## AIM
Output the first line of the listing and each line after it, up to and including the line that contains "const toPoints = (xs, ys)", exactly as written, minus the pictures.

## DATA SECTION
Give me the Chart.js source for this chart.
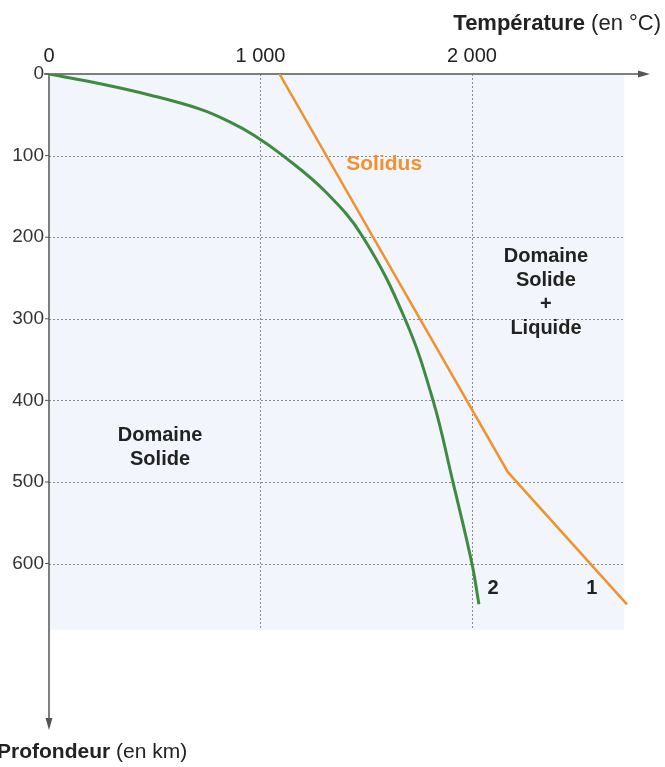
<!DOCTYPE html>
<html lang="fr">
<head>
<meta charset="utf-8">
<title>Géotherme et solidus</title>
<script src="https://cdn.jsdelivr.net/npm/chart.js@4.4.1/dist/chart.umd.min.js"></script>
<style>
  html, body { margin: 0; padding: 0; background: #ffffff; }
  #wrap { position: relative; width: 665px; height: 767px; }
</style>
</head>
<body>
<div id="wrap"><canvas id="c" width="665" height="767"></canvas></div>
<script>
// Géotherme (courbe 2) : température (°C) en fonction de la profondeur (km)
const geothermTemp  = [0, 241, 480, 714, 850, 969, 1106, 1310, 1485, 1683, 1816, 1910, 2000, 2033];
const geothermDepth = [0, 12, 26, 43, 58, 75, 100, 145, 200, 300, 400, 500, 600, 650];

// Solidus de la péridotite (courbe 1)
const solidusTemp  = [1090, 2170, 2733];
const solidusDepth = [0, 488, 650];

// Graduations
const tempTicks  = [0, 1000, 2000];
const depthTicks = [0, 100, 200, 300, 400, 500, 600];

// Étendue des axes et du domaine coloré
const tempAxisMax = 2842, depthAxisMax = 804;
const tempAreaMax = 2720, depthAreaMax = 681;

const GREEN = '#3d8b40';
const ORANGE = '#f0922e';
const TEXT = '#222222';
const FONT = '"Liberation Sans", Arial, sans-serif';

const toPoints = (xs, ys) => xs.map((x, i) => ({ x, y: ys[i] }));

// Fond bleuté, quadrillage pointillé, axes fléchés et textes du diagramme
const decor = {
  id: 'decor',
  beforeDatasetsDraw(chart) {
    const { ctx, scales: { x, y } } = chart;
    const x0 = x.getPixelForValue(0), y0 = y.getPixelForValue(0);
    const x1 = x.getPixelForValue(tempAreaMax), y1 = y.getPixelForValue(depthAreaMax);
    ctx.save();
    ctx.fillStyle = '#f2f5fb';
    ctx.fillRect(x0, y0, x1 - x0, y1 - y0);

    ctx.strokeStyle = '#8a8a8a';
    ctx.lineWidth = 1;
    ctx.setLineDash([2, 2]);
    depthTicks.filter(v => v > 0).forEach(v => {
      const py = Math.round(y.getPixelForValue(v)) + 0.5;
      ctx.beginPath(); ctx.moveTo(x0, py); ctx.lineTo(x1, py); ctx.stroke();
    });
    tempTicks.filter(v => v > 0).forEach(v => {
      const px = Math.round(x.getPixelForValue(v)) + 0.5;
      ctx.beginPath(); ctx.moveTo(px, y0); ctx.lineTo(px, y1); ctx.stroke();
    });
    ctx.setLineDash([]);

    // axes
    const xe = x.getPixelForValue(tempAxisMax), ye = y.getPixelForValue(depthAxisMax);
    ctx.strokeStyle = '#555555';
    ctx.fillStyle = '#555555';
    ctx.lineWidth = 1.5;
    ctx.beginPath(); ctx.moveTo(x0 - 5, y0); ctx.lineTo(xe - 6, y0); ctx.stroke();
    ctx.beginPath(); ctx.moveTo(x0, y0); ctx.lineTo(x0, ye - 6); ctx.stroke();
    ctx.beginPath(); ctx.moveTo(xe, y0); ctx.lineTo(xe - 12, y0 - 3.5); ctx.lineTo(xe - 12, y0 + 3.5); ctx.closePath(); ctx.fill();
    ctx.beginPath(); ctx.moveTo(x0, ye); ctx.lineTo(x0 - 3.5, ye - 12); ctx.lineTo(x0 + 3.5, ye - 12); ctx.closePath(); ctx.fill();
    // petits traits de graduation sur l'axe vertical
    ctx.lineWidth = 1;
    depthTicks.forEach(v => {
      const py = y.getPixelForValue(v);
      ctx.beginPath(); ctx.moveTo(x0 - 4, py); ctx.lineTo(x0, py); ctx.stroke();
    });
    ctx.restore();
  },
  afterDatasetsDraw(chart) {
    const { ctx, scales: { x, y } } = chart;
    const at = (t, d) => [x.getPixelForValue(t), y.getPixelForValue(d)];
    ctx.save();
    ctx.textAlign = 'center';
    ctx.textBaseline = 'middle';

    ctx.font = 'bold 21px ' + FONT;
    ctx.fillStyle = ORANGE;
    let [px, py] = at(1585, 110);
    ctx.fillText('Solidus', px, py);

    ctx.fillStyle = TEXT;
    ctx.font = 'bold 20px ' + FONT;
    [px, py] = at(2350, 224);
    ['Domaine', 'Solide', '+', 'Liquide'].forEach((s, i) => ctx.fillText(s, px, py + i * 24));
    [px, py] = at(525, 443);
    ['Domaine', 'Solide'].forEach((s, i) => ctx.fillText(s, px, py + i * 24));

    ctx.font = 'bold 20px ' + FONT;
    [px, py] = at(2100, 631);
    ctx.fillText('2', px, py);
    [px, py] = at(2567, 631);
    ctx.fillText('1', px, py);

    // titres des axes
    ctx.textBaseline = 'alphabetic';
    ctx.textAlign = 'left';
    let bold = 'bold 22px ' + FONT;
    let reg = '22px ' + FONT;
    ctx.font = bold; const w1 = ctx.measureText('Température').width;
    ctx.font = reg; const w2 = ctx.measureText(' (en °C)').width;
    const sx = 661 - w1 - w2;
    ctx.font = bold; ctx.fillText('Température', sx, 30);
    ctx.font = reg; ctx.fillText(' (en °C)', sx + w1, 30);

    bold = 'bold 21px ' + FONT;
    reg = '21px ' + FONT;
    ctx.font = bold; const w3 = ctx.measureText('Profondeur').width;
    ctx.fillText('Profondeur', -3, 758);
    ctx.font = reg; ctx.fillText(' (en km)', -3 + w3, 758);
    ctx.restore();
  }
};

new Chart(document.getElementById('c'), {
  type: 'scatter',
  data: {
    datasets: [
      {
        label: 'Géotherme (2)',
        data: toPoints(geothermTemp, geothermDepth),
        showLine: true,
        borderColor: GREEN,
        borderWidth: 3,
        pointRadius: 0,
        tension: 0.4
      },
      {
        label: 'Solidus (1)',
        data: toPoints(solidusTemp, solidusDepth),
        showLine: true,
        borderColor: ORANGE,
        borderWidth: 2.5,
        pointRadius: 0,
        tension: 0
      }
    ]
  },
  options: {
    responsive: false,
    animation: false,
    layout: { padding: { left: 0, top: 0, right: 15, bottom: 37 } },
    plugins: { legend: { display: false }, tooltip: { enabled: false } },
    scales: {
      x: {
        type: 'linear',
        position: 'top',
        min: 0,
        max: tempAxisMax,
        grid: { display: false, drawTicks: false },
        border: { display: false },
        afterBuildTicks: s => { s.ticks = tempTicks.map(v => ({ value: v })); },
        afterFit: s => { s.height = 74; },
        ticks: {
          padding: 6,
          color: TEXT,
          font: { family: FONT, size: 20 },
          callback: v => String(v).replace(/\B(?=(\d{3})+(?!\d))/g, ' ')
        }
      },
      y: {
        type: 'linear',
        position: 'left',
        reverse: true,
        min: 0,
        max: depthAxisMax,
        grid: { display: false, drawTicks: false },
        border: { display: false },
        afterBuildTicks: s => { s.ticks = depthTicks.map(v => ({ value: v })); },
        afterFit: s => { s.width = 49; },
        ticks: {
          padding: 5,
          color: '#333333',
          font: { family: '"Liberation Sans Narrow", ' + FONT, size: 19 }
        }
      }
    }
  },
  plugins: [decor]
});
</script>
</body>
</html>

## ANSWER TO THE EXERCISE
Give me the Chart.js source for this chart.
<!DOCTYPE html>
<html lang="fr">
<head>
<meta charset="utf-8">
<title>Géotherme et solidus</title>
<script src="https://cdn.jsdelivr.net/npm/chart.js@4.4.1/dist/chart.umd.min.js"></script>
<style>
  html, body { margin: 0; padding: 0; background: #ffffff; }
  #wrap { position: relative; width: 665px; height: 767px; }
</style>
</head>
<body>
<div id="wrap"><canvas id="c" width="665" height="767"></canvas></div>
<script>
// Géotherme (courbe 2) : température (°C) en fonction de la profondeur (km)
const geothermTemp  = [0, 241, 480, 714, 850, 969, 1106, 1310, 1485, 1683, 1816, 1910, 2000, 2033];
const geothermDepth = [0, 12, 26, 43, 58, 75, 100, 145, 200, 300, 400, 500, 600, 650];

// Solidus de la péridotite (courbe 1)
const solidusTemp  = [1090, 2170, 2733];
const solidusDepth = [0, 488, 650];

// Graduations
const tempTicks  = [0, 1000, 2000];
const depthTicks = [0, 100, 200, 300, 400, 500, 600];

// Étendue des axes et du domaine coloré
const tempAxisMax = 2842, depthAxisMax = 804;
const tempAreaMax = 2720, depthAreaMax = 681;

const GREEN = '#3d8b40';
const ORANGE = '#f0922e';
const TEXT = '#222222';
const FONT = '"Liberation Sans", Arial, sans-serif';

const toPoints = (xs, ys) => xs.map((x, i) => ({ x, y: ys[i] }));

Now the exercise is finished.